Let’s Be True to Our Principles

In a recent debate on CNBC, my friend Gary Shapiro – head of the Consumer Electronics Association (CEA) – said the Obama Administration was “the most anti-business” of his lifetime.  He went on to condemn the large number of proposed regulations and said of regulators, “They don’t care about business or the consequences of the rules they are proposing.” I applaud Gary for speaking his mind, but feel a need to call his bluff.  Because while he is vehemently condemning some 200-plus new regulations that would cost industry hundreds of millions of dollars if implemented, Gary and CEA are leading an effort to push the FCC to adopt new regulations that would impose substantial costs on cable and other video providers, and that would have the very government bureaucrats that he so disdains set technical standards on a marketplace that is exploding with innovation.

And yes, I’m referring to the “AllVid” proceeding that has been hanging, like Damocles’ sword, over the industry for more than a year.  If implemented as Gary and CEA would like, an All Vid mandate would force video providers (job-producing business owners) to break up their services in a manner that would strip away valuable (and popular) content and allow competitors to pick and choose which pieces they want.  Such regulation would not only rip apart the fabric of a market that 100 million consumers participate in, it would also drive up costs in an economic era when consumers are already feeling pinched.
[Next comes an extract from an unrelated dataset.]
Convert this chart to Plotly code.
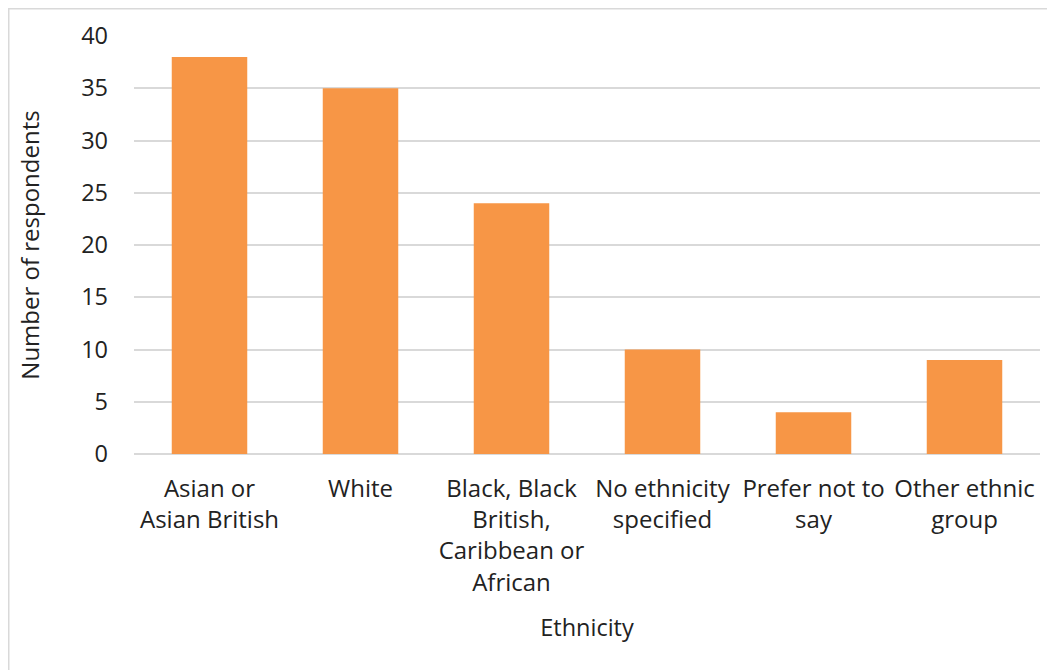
import plotly.graph_objects as go

categories = [
    "Asian or<br>Asian British",
    "White",
    "Black, Black<br>British,<br>Caribbean or<br>African",
    "No ethnicity<br>specified",
    "Prefer not to<br>say",
    "Other ethnic<br>group",
]
values = [38, 35, 24, 10, 4, 9]
y_ticks = [0, 5, 10, 15, 20, 25, 30, 35, 40]

FONT = "Open Sans"
TXT = "#222222"
GRID = "#d9d9d9"

# page body has an ~8px offset; plot area targets screen x 134-1040, y 36-454
L, T = 126, 28
PW, PH = 906, 418
W, H = 1055, 670

fig = go.Figure(
    go.Bar(x=categories, y=values, marker=dict(color="#F79646", line=dict(width=0)))
)

fig.update_layout(
    width=W,
    height=H,
    margin=dict(l=L, r=W - L - PW, t=T, b=H - T - PH),
    paper_bgcolor="white",
    plot_bgcolor="white",
    bargap=0.5,
    showlegend=False,
    font=dict(family=FONT, size=24, color=TXT),
)

fig.update_xaxes(
    showline=False,
    showgrid=False,
    ticks="",
    tickfont=dict(family=FONT, size=24, color=TXT),
    ticklabelstandoff=18,
    title=dict(text="Ethnicity", font=dict(family=FONT, size=23.5, color=TXT), standoff=22),
    automargin=False,
)

fig.update_yaxes(
    range=[0, 40],
    tickvals=y_ticks,
    showgrid=True,
    gridcolor=GRID,
    gridwidth=1.5,
    zeroline=True,
    zerolinecolor=GRID,
    zerolinewidth=1.5,
    showline=False,
    ticks="",
    tickfont=dict(family=FONT, size=23.5, color=TXT),
    ticklabelstandoff=25,
    title=dict(text="Number of respondents", font=dict(family=FONT, size=24, color=TXT), standoff=34),
    automargin=False,
)

# Chart-area border (light gray, partially cropped at right/bottom)
fig.add_shape(
    type="rect",
    xref="paper", yref="paper",
    x0=(0.5 - L) / PW, x1=1.3,
    y0=-1.0, y1=(T + PH - 0.5) / PH,
    line=dict(color="#d9d9d9", width=2),
    fillcolor="rgba(0,0,0,0)",
    layer="below",
)

fig.write_html("out.html")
And why do we need these rules?  Video providers and services are already bringing new and innovative services to market – from streaming live TV to iPads, enabling consumers to watch video on multiple devices in and out of the home and delivering video straight to “smart” TVs without needing a set-top box – without government mandates. The AllVid proceeding is the classic example of the jobs-killing, cost-raising, innovation-crushing regulation that Gary blasts as anti-business. He should be true to his principles and walk away, and the FCC should shut down the proceeding and let the market continue working.